BNSF Deal Suggests More Privacy Cases Going to Trial in Illinois

March 19, 2024, 9:00 AM UTC

A landmark federal settlement resolving an Illinois Biometric Information Privacy Act case could lead to more companies taking their cases to trial, lawyers said.

The settlement cut the initial penalty in the Northern District of Illinois case, Rogers v. BNSF Railway Co., by two-thirds. Lawyers also said a proposed bill in the Illinois legislature lowering the ceiling on plaintiffs’ awards could steer defendants away from settlement offers and toward the courtroom. And the possibility courts could begin assessing unsuccessful plaintiffs with defense costs could have the same effect, they said.

“I think in the right instances the defense bar is going to take these cases to trial,” said Mary Smigielski, co-chair of Lewis Brisbois Bisgaard & Smith LLP’s biometric information privacy practice. “I have some cases right now where the clients are on board and insurance carriers are on board” with rejecting settlement offers and preparing to try cases, she said.

Defendants “who truly have a good story to tell about trying to comply with the statute, they had some small problem with their consent process or missed something about the technology and they were truly trying to do the right thing and missed something small, I think in that kind of situation that might be a good test case,” Shook Hardy & Bacon LLP partner Matthew Wolfe said.

“It’s just going to depend on the facts: what the allegations are, what the company did in terms of its BIPA compliance. But I think there are cases where the compliance is at a level where there are additional legal defenses and it does make sense to go to trial,” Ogletree, Deakins, Nash, Smoak & Stewart PC shareholder and BIPA specialist Anne Larson said.

Calculating Damages

In Rogers v. BNSF Railway Co., a class of more than 40,000 members claimed the railway violated BIPA by illegally collecting biometric data. After a trial found the company liable, a federal judge imposed a $228 million penalty on BNSF. The judge then consented to a BNSF request to allow a jury set damages, but both sides agreed to settle the matter for $75 million before the damages trial began.

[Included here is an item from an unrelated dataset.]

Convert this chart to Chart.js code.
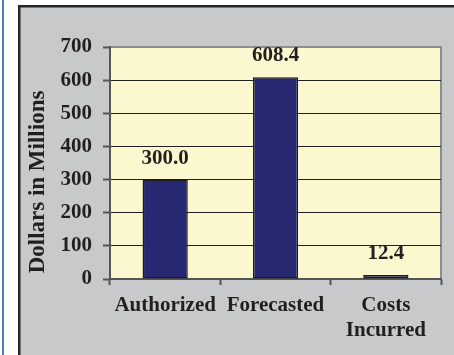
<!DOCTYPE html>
<html>
<head>
<meta charset="utf-8">
<script src="https://cdn.jsdelivr.net/npm/chart.js@4/dist/chart.umd.min.js"></script>
<style>
html,body{margin:0;padding:0;background:#fff;}
#wrap{width:454px;height:355px;position:relative;}
</style>
</head>
<body>
<div id="wrap"><canvas id="c" width="454" height="355"></canvas></div>
<script>
const categories = ["Authorized", "Forecasted", ["Costs", "Incurred"]];
const values = [300.0, 608.4, 12.4];
const valueLabels = ["300.0", "608.4", "12.4"];
const yTicks = [0, 100, 200, 300, 400, 500, 600, 700];
const yTitle = "Dollars in Millions";

const FONT = "'Liberation Serif', 'Times New Roman', serif";
const TEXT = '#231f20';

const framePlugin = {
  id: 'frame',
  beforeDraw(chart) {
    const ctx = chart.ctx;
    const a = chart.chartArea;
    ctx.save();
    ctx.fillStyle = '#ffffff';
    ctx.fillRect(0, 0, chart.width, chart.height);
    ctx.fillStyle = '#4a7ebf';
    ctx.fillRect(2, 0, 2, chart.height);
    ctx.fillStyle = '#262626';
    ctx.fillRect(18, 5, chart.width, chart.height);
    ctx.fillStyle = '#c8c9cb';
    ctx.fillRect(20.5, 7.5, chart.width, chart.height);
    ctx.fillStyle = '#fbf7cf';
    ctx.fillRect(a.left, a.top, a.right - a.left, a.bottom - a.top);
    ctx.strokeStyle = '#8e8e8e';
    ctx.lineWidth = 2;
    ctx.beginPath();
    ctx.moveTo(a.left, a.top);
    ctx.lineTo(a.right, a.top);
    ctx.lineTo(a.right, a.bottom);
    ctx.stroke();
    // y axis title
    ctx.translate(44, 182);
    ctx.rotate(-Math.PI / 2);
    ctx.font = 'bold 23px ' + FONT;
    ctx.fillStyle = TEXT;
    ctx.textAlign = 'center';
    ctx.textBaseline = 'alphabetic';
    ctx.fillText(yTitle, 0, 0);
    ctx.restore();
  }
};

const labelPlugin = {
  id: 'valueLabels',
  afterDatasetsDraw(chart) {
    const ctx = chart.ctx;
    const meta = chart.getDatasetMeta(0);
    ctx.save();
    ctx.font = 'bold 21px ' + FONT;
    ctx.fillStyle = TEXT;
    ctx.textAlign = 'center';
    ctx.textBaseline = 'alphabetic';
    meta.data.forEach((bar, i) => {
      ctx.fillText(valueLabels[i], bar.x, bar.y - 16);
    });
    ctx.restore();
  }
};

new Chart(document.getElementById('c'), {
  type: 'bar',
  data: {
    labels: categories,
    datasets: [{
      data: values,
      backgroundColor: '#262872',
      borderColor: '#1c1c1c',
      borderWidth: 1.5,
      borderSkipped: false,
      categoryPercentage: 1,
      barPercentage: 0.41
    }]
  },
  options: {
    responsive: false,
    animation: false,
    layout: { padding: { left: 0, right: 13, top: 47, bottom: 0 } },
    plugins: { legend: { display: false }, tooltip: { enabled: false } },
    scales: {
      x: {
        grid: { offset: true, drawOnChartArea: false, tickLength: 6, tickColor: '#555', tickWidth: 2 },
        border: { display: true, color: '#555', width: 2 },
        ticks: { color: TEXT, padding: 8, font: { family: FONT, size: 21, weight: 'bold', lineHeight: 1.2 }, maxRotation: 0, autoSkip: false },
        afterFit(s) { s.height = 76; }
      },
      y: {
        min: 0, max: 700,
        afterBuildTicks(s) { s.ticks = yTicks.map(v => ({ value: v })); },
        grid: {
          color: ctx => (ctx.tick && (ctx.tick.value === 0 || ctx.tick.value === 700)) ? 'rgba(0,0,0,0)' : '#222',
          lineWidth: 1,
          tickLength: 7,
          tickColor: '#555',
          tickWidth: 2
        },
        border: { display: true, color: '#555', width: 2 },
        ticks: { color: TEXT, padding: 11, font: { family: FONT, size: 21, weight: 'bold' } },
        title: { display: false },
        afterFit(s) { s.width = 110; }
      }
    }
  },
  plugins: [framePlugin, labelPlugin]
});
</script>
</body>
</html>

How courts will interpret the BIPA statute’s language in the future will take more than just analyzing the BNSF case, the lawyers said. But that settlement and a related Illinois Supreme Court ruling, Cothron v. White Castle System Inc., which held judges may use discretion when setting BIPA damages—including setting monetary damages at zero—have provided insight into how courts could interpret the statute and compel defense lawyers to consider a more aggressive stance when disposing of the privacy cases.

“Depending on how much insurance you have and how much reserves a client has, the more quantifiable the alleged violation is—you know exactly how many scans were taken and the functionality of the technology—I can see defendants rolling the dice” and proceeding to trial, Winston & Strawn LLP partner Sean Wieber said.

Some lawyers cautioned about a defense bar shift that may be too cavalier about betting their client’s business on a trial. The BNSF verdict decided the railway recklessly violated the law, making clear juries are willing to impose BIPA sanctions.

“The liability is very clear now. The law isn’t going away,” said plaintiffs’ bar attorney David Fish, a founding partner at Fish Potter Bolaños PC.

Smigielski was more upbeat. "[I]f you have good facts on your side and you think you have good arguments, and because the Illinois Supreme Court said these damages are discretionary, you could actually win,” she said. “And the defense can win these cases.”

The defense bar could also argue before juries that claims seeking astronomical damages aren’t realistic, Neal, Gerber & Eisenberg partner Jonathan Ksiazek said. King & Spalding LLP partner Tom Ahlering agreed. "[A] defendant facing potential significant damages and/or an inflated or unrealistic settlement demand may be more willing to take its chances at trial—particularly if there are potentially favorable facts, evidence, or defenses to present,” Ahlering said in a statement.

In such cases defendants could argue that much lower penalties, or no penalties at all, are justified if a case is taken to trial, the lawyers said.

Attorneys’ Fees, Damages Cap

Two other developments may steer defendants toward seeking trials in BIPA cases.

First, the statute allows the “prevailing party” to recover defense costs, which could impose large fees on plaintiffs losing BIPA cases. In another Northern District of Illinois case, Judge Elaine Bucklo ruled recoveries by defendants may be secured only when the plaintiffs act in “bad faith.” But Wieber said Bucklo’s ruling is only one interpretation of the “prevailing party” language and case law could shift more in favor of the defense in the future.

Secondly, the Illinois legislature is considering a bill (SB 2979) easing the process of gaining consent to collect biometric information and capping damages to one violation per person, not one violation for every time individuals provide companies with biometric information. The bill, approved 6-3 by the state Senate Judiciary Committee March 13, is sponsored by a Democrat and supported by the Democratic Senate president.

Illinois Chamber of Commerce President and CEO Lou Sandoval said the bill will likely be enacted but that it doesn’t go far enough. The law should be expanded to capture cases currently being litigated and also exempt technologies intended to provide security to employees and the places they work, he said.